Exponential growth in electric vehicle (EV) sales is transforming the auto sector faster than currently predicted, with EVs set to dominate global car sales by the end of the decade, putting at risk nearly half of worldwide oil demand, according to new analysis by RMI in partnership with the Bezos Earth Fund.
Combustion car sales peaked in 2017, and by the middle of the decade more will be scrapped than sold, meaning the overall fleet of combustion cars is about to peak and will be in freefall by 2030, the RMI research shows.
Following an S-curve trajectory, already established by leading EV markets in Northern Europe and China, implies that global EV sales will increase at least sixfold by 2030, to enjoy a market share of 62% to 86% of new vehicle sales, the analysis shows. By contrast, current established projections see EVs reaching only around 40% market share by 2030, despite having been consistently revised higher to try and keep up with the exponential growth already underway.

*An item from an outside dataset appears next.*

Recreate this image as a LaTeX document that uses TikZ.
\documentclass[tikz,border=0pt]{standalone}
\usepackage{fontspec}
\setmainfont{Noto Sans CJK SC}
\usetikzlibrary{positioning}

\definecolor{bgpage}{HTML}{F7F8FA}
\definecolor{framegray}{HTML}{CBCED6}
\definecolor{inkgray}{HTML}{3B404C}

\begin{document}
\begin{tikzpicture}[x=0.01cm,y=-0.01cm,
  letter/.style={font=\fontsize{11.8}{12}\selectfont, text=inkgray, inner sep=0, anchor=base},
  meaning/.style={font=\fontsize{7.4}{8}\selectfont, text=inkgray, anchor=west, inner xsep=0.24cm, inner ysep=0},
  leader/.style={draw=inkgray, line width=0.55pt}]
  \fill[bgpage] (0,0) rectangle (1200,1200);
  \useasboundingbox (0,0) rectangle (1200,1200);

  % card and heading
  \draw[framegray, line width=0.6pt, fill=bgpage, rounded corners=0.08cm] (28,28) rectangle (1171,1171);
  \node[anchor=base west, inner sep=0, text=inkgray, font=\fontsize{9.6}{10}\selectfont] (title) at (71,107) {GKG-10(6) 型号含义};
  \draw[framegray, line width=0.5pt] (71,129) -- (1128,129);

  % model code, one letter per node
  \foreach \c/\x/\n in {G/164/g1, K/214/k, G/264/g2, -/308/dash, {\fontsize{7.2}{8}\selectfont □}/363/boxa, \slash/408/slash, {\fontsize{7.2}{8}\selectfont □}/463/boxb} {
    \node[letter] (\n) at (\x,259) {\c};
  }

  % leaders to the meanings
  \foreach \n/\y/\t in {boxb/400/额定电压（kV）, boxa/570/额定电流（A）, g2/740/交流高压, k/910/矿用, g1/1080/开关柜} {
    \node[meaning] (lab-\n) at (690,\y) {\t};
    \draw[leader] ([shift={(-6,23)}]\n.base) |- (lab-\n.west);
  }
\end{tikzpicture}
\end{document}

RMI forecast of electric vehicles’ share of global car sales. Source: RMI
As internal combustion cars account for around a quarter of global oil demand and broader road transport accounts for nearly half, the exponential growth of EVs puts all of that oil demand at risk. Oil demand for cars peaked in 2019 and will be falling by at least 1 million barrels per day (mbpd) every year after 2030, eliminating expected growth in oil demand for cars, according to the RMI forecasts.
The analysis reveals economics is now overtaking policy incentives as the core accelerant of EV sales, with falling battery costs leading the shift. RMI expects battery costs to halve this decade, from $151 per kilowatt hour (kWh) to between $60 and 90 per kWh. By 2030, falling costs will, for the first time, make EVs as cheap or cheaper to both buy and run as gasoline cars in every market globally.
EV dominance in car sales will inevitably drive electrification across other forms of road transport, from two- and three-wheelers to heavy duty trucks, RMI says.
China is on course for 90% EV sales by 2030, up from a third today, with a growing number of markets on similar S-curves to hit up to 80% market share by the same date, as the race for EV supremacy speeds up, the research from RMI shows.
China sold more EVs last year than the rest of the world combined, due to strong policy support. China dominates production of EVs, batteries, and other components, which is further driving down battery costs and making EV adoption easier all over the world, RMI says.
Countries including China, the Netherlands, and Norway have already shown that it is possible to grow EV sales fast enough to meet climate goals, according to separate research from Systems Change Lab, an initiative convened by the World Resources Institute (WRI) and the Bezos Earth Fund. Now, a diverse range of countries are showing a similar pattern of exponential growth as EV sales in these countries quickly accelerate up an S-Curve once EV sales hit 1% of total car sales.
Later-adopting countries, such as India and Israel, are now seeing EV sales growth at faster rates than the global average due to falling costs and advancing technology, meaning they have a chance to catch up with the front-runners, the Systems Change Lab research shows. India’s all-electric vehicle sales tripled in one year from 0.4% to 1.5%, a feat that took the rest of the world three years, indicating the country is at the early stages of an S-curve trend.
A rapid shift in purchasing decisions is likely to occur once EVs become cheaper to buy than fossil-fuelled vehicles, according to a third, new body of research by Exeter University’s Economics of Energy Innovation and System Transition (EEIST) project.
This purchase price-parity tipping point is expected as early as 2024 in Europe, 2025 in China, 2026 in the US and 2027 in India for medium-sized cars, and even sooner for smaller vehicles. In China, lifetime costs of small EVs are already cheaper than their fossil-fueled equivalents. When both the costs of operation and purchase are accounted for, EVs are already cheaper to own than gasoline or diesel cars in the EU and China, and the US will achieve the same within the next one or two years.
The EEIST project research also finds that coordinated international action, whereby the US, EU, and China align their regulatory trajectories so that all their new car sales are zero emissions by 2035, can bring forward this purchase-price parity tipping point by up to three years. This would not only benefit the transitions of the largest markets but would accelerate cost declines globally, enabling a faster transition for all. These three large markets have global impact, together accounting for 60% of the global car market.
Meanwhile, under the Accelerating to Zero Coalition, more than 220 signatories to the zero emission vehicle (ZEV) declaration—which includes countries representing 12% of the global car and van market committed to 100% ZEV sales by 2040 globally and 2035 in leading markets—are helping to drive widespread progress through a shared pathway. Plus, more than 100 corporate members of EV100 are helping to accelerate the transition and driving investment decisions at scale.